Digital leadership needs to be clear and unambiguous. For Australian IT leaders, the challenge is making sure every business executive understands the importance and potential impact of the digital dragon.

“Whether your enterprise has a CDO or not (a role not yet common in Australia), we recommend that CIOs contribute to and, if necessary, lead the discussion about the implications of the ‘digital dragon’ on the enterprise,” Rowsell-Jones adds.

“We expect the CDO role to become more common over the next five years. We expect its scope to grow, too. If your enterprise does not have a CDO, make sure you’re contributing to the debate.”

Across the globe, 42 percent of CDOs are currently focused on digital marketing, but this number is falling as more CDOs become true advisors on digital business strategy to the CEO and board of directors, and so they move into the arena of business strategy.

Updating the engine room of the enterprise...

In the digital industrial economy, the IT engine room – the infrastructure, operations, core applications, services and sourcing models – is more important than ever. Its parts must be fit for a highly digitalised future involving greater speed, scale and delivery channels.

Where are Australian CIOs spending their money? Gartner found the focus is clearly on new opportunities, such as big data and mobile.

This is unsurprising given the rapid growth in market adoption of mobile-data-enabled smartphones and tablets, the increased popularity of BYODs, and the explosion in devices capable of participating in the Internet of Things.

However, a lot of new spending is also going into improving core systems and capabilities – in other words, ensuring the infrastructure is fit for purpose to make IT digital-ready.

Survey data shows that one-fifth of Australian businesses and governments have made significant investments in public cloud, placing them slightly behind their global peers.

The other striking difference between Australian IT leaders and their peers is the type of cloud services being purchased.

Only 43 percent of Australian businesses have invested in SaaS, compared to a staggering 72 percent globally.
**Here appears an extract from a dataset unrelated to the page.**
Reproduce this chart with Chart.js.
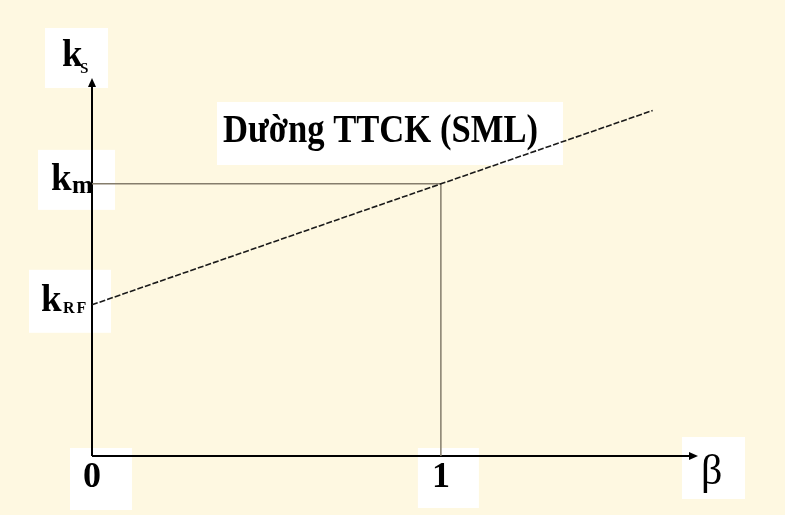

This could lead to Australian businesses missing out on the flexibility benefits of SaaS, which offer turnkey solutions to IT service needs.

Gartner analysts said that for most organisations in Australia, the dialogue around public cloud has transitioned from concerns over service levels and security to a pragmatic discussion of what, when and how.

This change is driven by supply-side improvements from cloud services providers; an increasingly well-informed understanding of public cloud by business management; and pressure to achieve Web-scale architecture, performance and agility.

“Renovate the core of IT. Prepare it to be digital-ready. This includes making investments in mobile in the shape of app development, and bring your own device (BYOD) support,” Rowsell-Jones adds.

“Underpin this with investments to make sure the IT ‘engine room’ is also digital-ready.”

In 2013, federal and state governments announced ‘cloud first’ strategies and procurement models for IT infrastructure and applications.

While Australia’s public-sector migration to cloud delivery models is currently in its early stages, it’s indicated that IaaS and SaaS adoption will make significant progress in 2014.

Attitudes towards sourcing...

Australian IT leaders have long embraced strategic sourcing, mixing in-house with sourcing from offshore captive units, contractors and fully-fledged outsourcers.

However, the survey data shows a different story. In contrast to the rest of the world, Australia is actually less ‘outsourced’ than its peers.

Only 6 percent of Australian businesses are mainly or wholly outsourced, while 60 percent use mixed sourcing. This is compared to 10 percent and 63 percent respectively among global peers.

However, Australian IT leaders expressed a strong intention to embrace strategic sourcing more wholeheartedly, with 76 percent saying they plan to change their technology and sourcing approach in the next two-to-three years.

Building bimodal capability...

IT leaders are resorting to splitting their IT organisations in two, in response to the age-old tension between needing to provide safe, reliable and integrated enterprise IT, and being able to experiment with and capture value from new technologies and societal and industrial trends at high speed.

Gartner calls this division into traditional and nonlinear IT functions ‘bimodal capability’ or ‘two-speed IT’.

Australia is slightly behind the rest of the world in developing bimodal capability, with 41 percent operating some form of two-speed IT (compared to 45 percent) but in touch with the adoption of this model.

“If you are not already bimodal, consider experimenting with separating conventional and "nonlinear" IT work streams, with conventional looking after more traditional waterfall development projects, and nonlinear looking after more short-term, agile and lean startup opportunities,” Rowsell-Jones adds.